Optimal Fusion’s email validation is a web service that provides validity and metadata information about an email address. The service provides common data elements such as syntax validity along with more refined data such as SMTP failures and deliverability flags

Overview of How it Works

These are the essential checks that are performed by each operation. The service operation steps through each section to determine if an email is valid. If one step fails, subsequent checks are not made because they have been logically eliminated. Example: if the syntax on an email fails, neither the DNS nor the SMTP check is done.

Steps

Email Correction 1

The email is first cleaned and corrected before being validated and verified.
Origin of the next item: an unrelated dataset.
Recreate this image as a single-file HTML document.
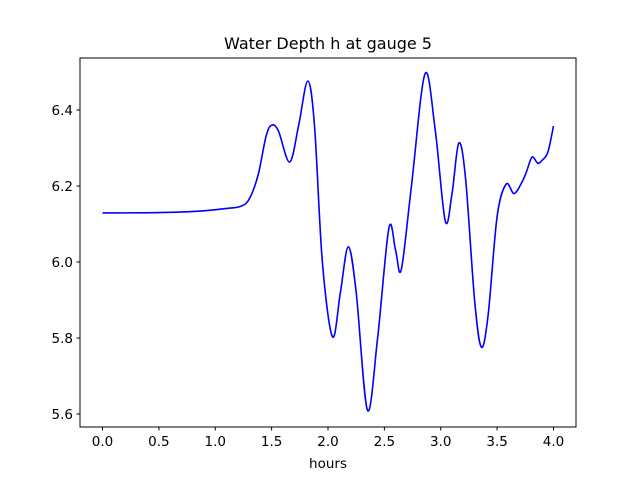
<!DOCTYPE html>
<html><head><meta charset="utf-8"><style>
body{margin:0;background:#fff;}
svg text{font-family:"DejaVu Sans","Liberation Sans",sans-serif;fill:#000;}
</style></head><body>
<svg id="chart" width="640" height="480" viewBox="0 0 640 480" xmlns="http://www.w3.org/2000/svg">
<rect width="640" height="480" fill="#fff"/>
<text x="328" y="49" text-anchor="middle" font-size="16">Water Depth h at gauge 5</text>
<g id="plot"></g>
<rect x="80" y="58" width="496" height="369" fill="none" stroke="#000" stroke-width="1"/>
<g id="xticks"></g><g id="yticks"></g>
<text x="328" y="468" text-anchor="middle" font-size="13.5">hours</text>
</svg>
<script>
const xTickLabels = ["0.0","0.5","1.0","1.5","2.0","2.5","3.0","3.5","4.0"];
const xTickValues = [0,0.5,1,1.5,2,2.5,3,3.5,4];
const yTickLabels = ["5.6","5.8","6.0","6.2","6.4"];
const yTickValues = [5.6,5.8,6.0,6.2,6.4];
const hours = [0,0.5,0.87,1.1,1.22,1.3,1.38,1.45,1.5,1.56,1.66,1.74,1.82,1.88,1.95,2.04,2.11,2.18,2.25,2.35,2.44,2.54,2.6,2.65,2.74,2.86,2.95,3.04,3.1,3.16,3.22,3.3,3.36,3.42,3.5,3.58,3.65,3.72,3.76,3.81,3.86,3.9,3.95,4.0];
const depth = [6.129,6.130,6.134,6.141,6.146,6.165,6.229,6.33,6.36,6.345,6.263,6.36,6.476,6.36,6.0,5.803,5.92,6.04,5.92,5.61,5.80,6.089,6.03,5.98,6.2,6.495,6.35,6.108,6.18,6.313,6.22,5.9,5.776,5.86,6.12,6.205,6.18,6.21,6.237,6.276,6.26,6.268,6.289,6.358];
const xs = v => 102.5 + v*112.75;
const ys = v => 110 - (v-6.4)*380;
const NS="http://www.w3.org/2000/svg";
const plot=document.getElementById('plot');
const pts=hours.map((h,i)=>[xs(h),ys(depth[i])]);
let d="M"+pts[0][0]+","+pts[0][1];
for(let i=0;i<pts.length-1;i++){
  const p0=pts[Math.max(0,i-1)],p1=pts[i],p2=pts[i+1],p3=pts[Math.min(pts.length-1,i+2)];
  const c1=[p1[0]+(p2[0]-p0[0])/6,p1[1]+(p2[1]-p0[1])/6];
  const c2=[p2[0]-(p3[0]-p1[0])/6,p2[1]-(p3[1]-p1[1])/6];
  d+=" C"+c1[0]+","+c1[1]+" "+c2[0]+","+c2[1]+" "+p2[0]+","+p2[1];
}
const path=document.createElementNS(NS,'path');


path.setAttribute('d',d);path.setAttribute('fill','none');
path.setAttribute('stroke','#0000ff');path.setAttribute('stroke-width','1.6');
plot.appendChild(path);
const xg=document.getElementById('xticks');
xTickValues.forEach((v,i)=>{
  const x=xs(v);
  const l=document.createElementNS(NS,'line');
  
  
  l.setAttribute('x1',x);l.setAttribute('x2',x);l.setAttribute('y1',427);l.setAttribute('y2',430.5);l.setAttribute('stroke','#000');
  xg.appendChild(l);
  const t=document.createElementNS(NS,'text');
  
  
  t.setAttribute('x',x);t.setAttribute('y',446);t.setAttribute('text-anchor','middle');t.setAttribute('font-size','13.5');
  t.textContent=xTickLabels[i];xg.appendChild(t);
});
const yg=document.getElementById('yticks');
yTickValues.forEach((v,i)=>{
  const y=ys(v);
  const l=document.createElementNS(NS,'line');
  
  
  l.setAttribute('x1',76.5);l.setAttribute('x2',80);l.setAttribute('y1',y);l.setAttribute('y2',y);l.setAttribute('stroke','#000');
  yg.appendChild(l);
  const t=document.createElementNS(NS,'text');
  
  
  t.setAttribute('x',73);t.setAttribute('y',y+5);t.setAttribute('text-anchor','end');t.setAttribute('font-size','13.5');
  t.textContent=yTickLabels[i];yg.appendChild(t);
});
</script>
</body></html>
Extraneous text and characters are removed and common email deformities are fixed. Typos, misspellings as well as incomplete domains are also corrected.

Syntax Check 2

The email is tested to verify that the format is valid, such as an "@" symbol, a domain, and no odd characters that aren't allowed in email addresses. The rules specific to the domain are also checked. For example, if you input aa@aol.com it will pass the syntax check but fail the domain specific syntax check, and therefore we do not need to continue with the DNS or SMTP level checks.

DNS Check 3

The DNS or domain name check verifies that the domain exists and has a valid MX record in order to relay mail.

SMTP Check 4

Once we obtain the location of the mail server from a successful DNS check, we start communicating with the target mail server. No email is actually sent to the email address being verified. This step gives us three pieces of information. It tells us if the server is working, if it will accept any address, and if will it accept this specific address. One difficulty of email validation is dealing with the defensive behaviors of email servers. Because of the growth of spam and email-mining tools, SMTP servers often respond to requests for information in cryptic and defensive ways. Mail servers may respond very slowly to information requests, provide unhelpful data, or sometimes no data at all. We have carefully crafted our system with this in mind, and therefore the data we return is still very accurate. However, sometimes we are still forced to return an unknown result for some of the SMTP level checks.

Integrity Checks 5

A deliverable email address is not always a good email address. Just because an email does not bounce back does not mean that it was received, and so our service performs a variety tests and checks to evaluate the integrity of an email address. For example an email address may be a disposable address that is only temporarily deliverable or worst yet a spam trap.